Por Elias Feitosa*

Marchar no coração da cidade do Rio de Janeiro, reunindo estudantes, intelectuais, artistas, religiosos, políticos e inúmeros cidadãos comuns, tendo por objetivo manifestar sua opinião. Poderia ter sido apenas um evento espontâneo, característico das dinâmicas sociais de um país democrático, porém o Brasil estava muito longe disso em 1968: vivíamos, desde 31 de março de 1964, um regime de exceção que depôs o presidente João Goulart e implantou, através de um golpe de Estado, a ditadura militar, que contou com apoio de parte da sociedade civil.
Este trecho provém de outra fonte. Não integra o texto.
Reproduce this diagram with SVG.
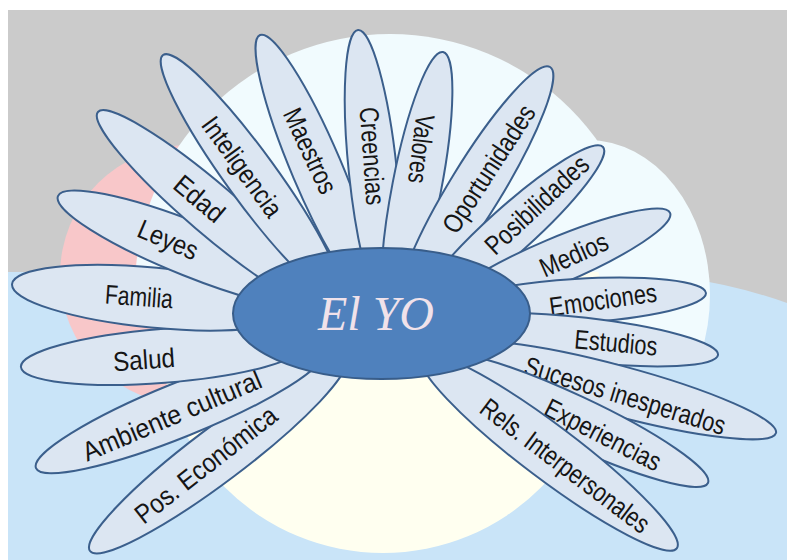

Eram os “anos de chumbo.”

Em 26 de junho de 1968, a partir das 14 horas, concentravam-se cerca de 50 mil pessoas na Cinelândia, atendendo a uma articulação dos estudantes que, apesar da clandestinidade da UNE (fechada desde 1966), buscaram uma reação em virtude do contexto repressivo que agravara-se dia a dia: em março de 1968, a repressão militar contra um protesto pelo fechamento do restaurante universitário “Calabouço” provocou a morte do estudante Edson Luís (secundarista de 18 anos) com um tiro à queima roupa dado por um soldado da Polícia Militar. A missa de Edson Luis, realizada na Igreja da Candelária provocou novas manifestações contra a ditadura e a repressão da polícia sobre os estudantes, religiosos e outros presentes foi violenta, inclusive, com a ação da cavalaria contra os civis.

Com o avançar da tarde, no dia 26 de junho, chegavam mais e mais pessoas. Lá pelas 15 horas, a multidão tinha dobrado. Os presentes vinham dos mais variados segmentos da sociedade: cerca de 150 padres encabeçados pelo cardeal D. Jaime Câmara, deputados da oposição à ditadura como Fernando Gabeira e Alfredo Sirkis; artistas como Chico Buarque de Hollanda, Caetano Veloso, Gilberto Gil, Milton Nascimento, Edu Lobo, Renato Borghi, Nara Leão, Nana Caymmi, Vinicius de Morais; a escritora Clarice Lispector; do teatro e cinema Norma Bengell, Marieta Severo, Grande Otelo, Paulo Autran, José Celso Martinez Corrêa e entre tantos milhares de anônimos, de classes e profissões distintas, mas com um clamor comum: o protesto veemente contra o regime ilegítimo que controlava o país desde 1964 com a postura de terem trazido a “Salvação da Nação.”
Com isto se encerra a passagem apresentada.